Q1 of 2024 has seen a slight reacceleration in inflation data in the US on a month on month basis, which has brought some market participants to question whether the disinflation story is still intact.
This is a matter of US exceptionalism. Core inflation numbers continue to show disinflation if not outright deflation in the Eurozone, the UK and China when looking at the last six months.

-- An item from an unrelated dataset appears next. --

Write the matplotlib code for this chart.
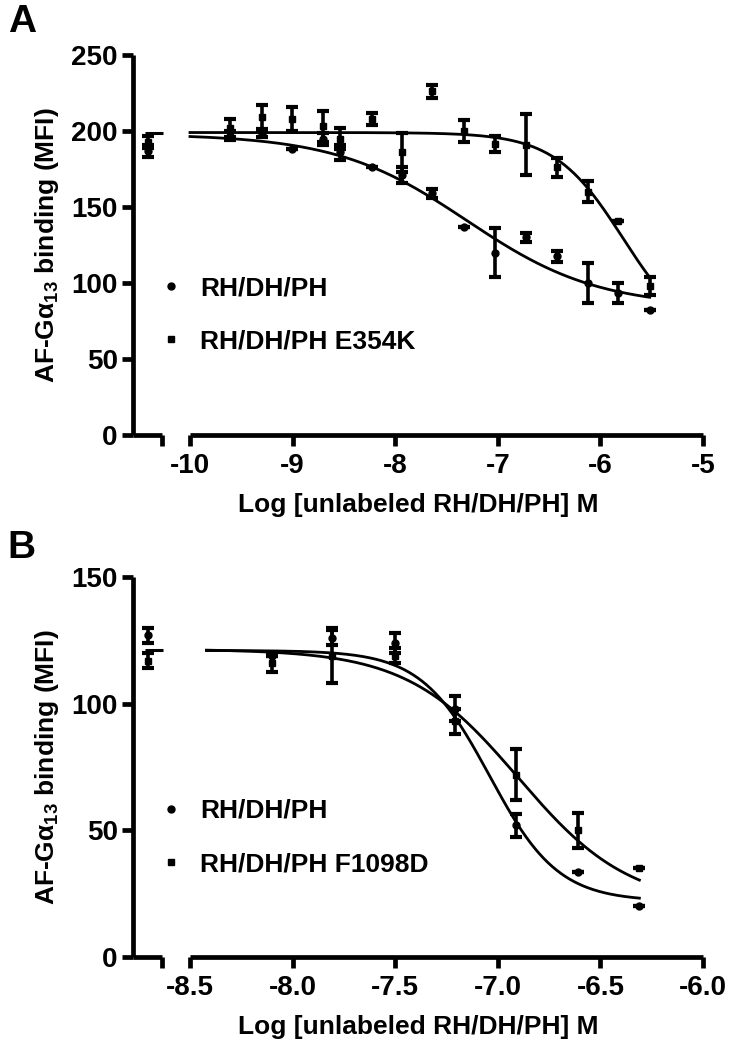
import numpy as np
import matplotlib
matplotlib.use("Agg")
import matplotlib.pyplot as plt
from matplotlib.lines import Line2D

plt.rcParams['font.family'] = ['Liberation Sans', 'DejaVu Sans']
plt.rcParams['font.weight'] = 'bold'
plt.rcParams['mathtext.default'] = 'regular'

# --- Panel A data (log M) ---
a_x = [-9.61, -9.30, -9.01, -8.70, -8.54, -8.23, -7.93, -7.64, -7.33, -7.03,
       -6.73, -6.42, -6.12, -5.83, -5.52]
a_wt = [197, 198, 188, 195, 186, 176, 171, 159, 137, 120, 130, 117.5, 100, 93.5, 82]
a_wt_err = [3, 2, 0, 4, 5, 0, 5, 3, 0, 16, 3, 3.5, 13, 6.5, 0]
a_mut = [202, 209, 208, 203, 195, 208, 186, 226, 200, 191.5, 191, 176, 160, 141, 98]
a_mut_err = [6, 8, 8, 10, 7, 4, 13, 4, 7, 5.5, 20, 6, 7, 0, 6]
a_ctrl_wt, a_ctrl_wt_err = 187, 4
a_ctrl_mut, a_ctrl_mut_err = 193, 4
# fit params: top, bottom, logIC50, hill
a_fit_wt = (198, 84, -7.30, 0.68)
a_fit_mut = (199, 60, -5.78, 1.3)

# --- Panel B data ---
b_x = [-8.10, -7.81, -7.50, -7.21, -6.91, -6.61, -6.31]
b_wt = [119, 126, 124, 98, 52, 33.6, 20]
b_wt_err = [0, 3, 4, 5, 4.5, 0, 0]
b_mut = [116, 119, 119, 93, 72, 50, 35]
b_mut_err = [3.5, 11, 3, 5, 10, 7, 0]
b_ctrl_wt, b_ctrl_wt_err = 127, 3
b_ctrl_mut, b_ctrl_mut_err = 117, 3
b_fit_wt = (121, 22, -7.04, 2.6)
b_fit_mut = (121.5, 20, -6.90, 1.6)


def sigmoid(x, p):
    top, bottom, c, h = p
    return bottom + (top - bottom) / (1 + 10 ** ((x - c) * h))


W, H = 749, 1050
fig = plt.figure(figsize=(W / 100, H / 100), dpi=100)

LW = 3.4
TICKFS = 20
LABFS = 19
err_kw = dict(fmt='none', ecolor='black', elinewidth=2.6, capsize=4.5, capthick=3)


def make_panel(ybot, ymax, yticks, xlim, xticks, xticklabels,
               x, wt, wt_err, mut, mut_err, ctrl, fits, fit_x0, ctrl_line, legend_labels, legend_y):
    bottom = 1 - ybot / H
    height = 380 / H
    ax0 = fig.add_axes([133 / W, bottom, (162 - 133) / W, height])
    ax1 = fig.add_axes([190 / W, bottom, (703 - 190) / W, height], sharey=ax0)

    for ax in (ax0, ax1):
        for s in ('top', 'right'):
            ax.spines[s].set_visible(False)
        for s in ('left', 'bottom'):
            ax.spines[s].set_linewidth(LW)
            ax.spines[s].set_capstyle('butt')
        ax.tick_params(width=LW, length=8, labelsize=TICKFS, pad=3)
        ax.patch.set_alpha(0)
    ax1.spines['left'].set_visible(False)
    ax1.tick_params(axis='y', left=False, labelleft=False)
    ax1.tick_params(axis='x', pad=5)

    ax0.set_ylim(0, ymax)
    ax0.set_yticks(yticks)
    ax0.set_xlim(0, 1)
    ax0.set_xticks([1])
    ax0.set_xticklabels([''])
    for lab in ax0.get_yticklabels():
        lab.set_fontweight('bold')

    ax1.set_xlim(*xlim)
    ax1.set_xticks(xticks)
    ax1.set_xticklabels(xticklabels, fontweight='bold')

    # control (no competitor)
    (c_wt, c_wt_e), (c_mut, c_mut_e) = ctrl
    ax0.errorbar([0.5], [c_wt], yerr=[c_wt_e], **err_kw, clip_on=False)
    ax0.errorbar([0.5], [c_mut], yerr=[c_mut_e], **err_kw, clip_on=False)
    ax0.plot([0.5], [c_wt], 'o', color='black', ms=5, clip_on=False)
    ax0.plot([0.5], [c_mut], 's', color='black', ms=5, clip_on=False)
    ax0.hlines(ctrl_line, 0.4, 1.02, color='black', lw=2.2, clip_on=False)

    # fitted curves
    xx = np.linspace(fit_x0, x[-1], 300)
    for p in fits:
        ax1.plot(xx, sigmoid(xx, p), color='black', lw=2.0, clip_on=False)

    ax1.errorbar(x, wt, yerr=wt_err, **err_kw, clip_on=False)
    ax1.errorbar(x, mut, yerr=mut_err, **err_kw, clip_on=False)
    ax1.plot(x, wt, 'o', color='black', ms=5, ls='none', clip_on=False)
    ax1.plot(x, mut, 's', color='black', ms=5, ls='none', clip_on=False)

    fig.text(418 / W, 1 - (ybot + 70) / H, 'Log [unlabeled RH/DH/PH] M',
             ha='center', va='center', fontsize=LABFS, fontweight='bold')
    fig.text(47 / W, 1 - (ybot - 190) / H, 'AF-G\u03b1$_{13}$ binding (MFI)',
             ha='center', va='center', rotation=90, fontsize=LABFS, fontweight='bold')

    handles = [Line2D([], [], marker='o', color='black', ls='none', ms=5),
               Line2D([], [], marker='s', color='black', ms=5, ls='none')]
    fig.legend(handles, legend_labels, loc='upper left',
               bbox_to_anchor=(158 / W, 1 - legend_y / H), frameon=False,
               handlelength=1.0, handletextpad=0.6,
               labelspacing=1.1, borderpad=0, borderaxespad=0,
               prop={'weight': 'bold', 'size': LABFS})
    return ax0, ax1


make_panel(435, 250, [0, 50, 100, 150, 200, 250], (-10, -5),
           [-10, -9, -8, -7, -6, -5], ['-10', '-9', '-8', '-7', '-6', '-5'],
           a_x, a_wt, a_wt_err, a_mut, a_mut_err,
           ((a_ctrl_wt, a_ctrl_wt_err), (a_ctrl_mut, a_ctrl_mut_err)),
           (a_fit_wt, a_fit_mut), -10, a_fit_mut[0],
           ['RH/DH/PH', 'RH/DH/PH E354K'], 276)

b_ticks = [-8.5, -8.0, -7.5, -7.0, -6.5, -6.0]
make_panel(957, 150, [0, 50, 100, 150], (-8.5, -6.0),
           b_ticks, [f'{t:.1f}' for t in b_ticks],
           b_x, b_wt, b_wt_err, b_mut, b_mut_err,
           ((b_ctrl_wt, b_ctrl_wt_err), (b_ctrl_mut, b_ctrl_mut_err)),
           (b_fit_wt, b_fit_mut), -8.42, b_fit_wt[0],
           ['RH/DH/PH', 'RH/DH/PH F1098D'], 799)

fig.text(8 / W, 1 - 22 / H, 'A', fontsize=28, fontweight='bold', va='center', ha='left')
fig.text(7 / W, 1 - 548 / H, 'B', fontsize=28, fontweight='bold', va='center', ha='left')

fig.savefig('out.png', dpi=100)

In the US however, core PCE and especially core CPI have seen a more notable reacceleration in recent months. For the moment we would tend to fade this uptick. The first quarter of the year is notoriously affected by residual seasonality in inflation data. Real inventories in core goods remain quite meaningful from a historical perspective, suggesting that there might still be some disinflation from that portion of the basket. The real driving force remains services however and especially shelter. Many measures of new rents are back to pre-COVID levels when looking at YoY growth and some measures are even in outright deflation territory. Admittedly shelter CPI is taking longer than expected to reflect this, but we still believe that we will ultimately see lower shelter CPI at some point. Outside shelter, the aforementioned softening in the labour market we envision makes us confident that we should see a slowdown in wages. A number of wage tracking indices that we follow appear to show wage growth gradually heading back to levels more commensurate to a 2% inflation world.
Investment implications
Notwithstanding the above, the overall level of yield provides a decent cushion which will support total returns even in an environment of higher spread volatility especially within investment grade, where strong investor demand to lock-in yields has been a key supporting factor. More recently, high yield markets started to see an increase in investor demand as well.
We see dispersion across regions, rating segments and sectors. In particular, the lower quality segment of the European HY market continues to be out of sync with the rest of the market, but the aforementioned idiosyncratic stories might have played a key role in keeping spreads wider here.
Considering our outlook, we continue to see value in more defensive sectors such as telecommunications, healthcare, consumer staples and selectively across financials, where relatively short call CoCos can provide some very compelling risk – adjusted yield (although the trade has already partially played out in Q1). We see weakness ahead in more cyclical sectors (e.g. chemicals) or in areas more exposed to consumer behaviour (e.g. automotive, retail).
Emerging markets can offer some interesting stories in the corporate space, but it’s mostly about single names in major countries (e.g. Brazil, Czech Republic) rather than broad attractiveness for the asset class.
We remain prudent in the FX space, keeping exposure only in those areas where we find clear justification in terms of outstanding real yield (e.g. Brazil) or a strong economy and supportive technicals (e.g. India). We keep a constructive stance on the USD.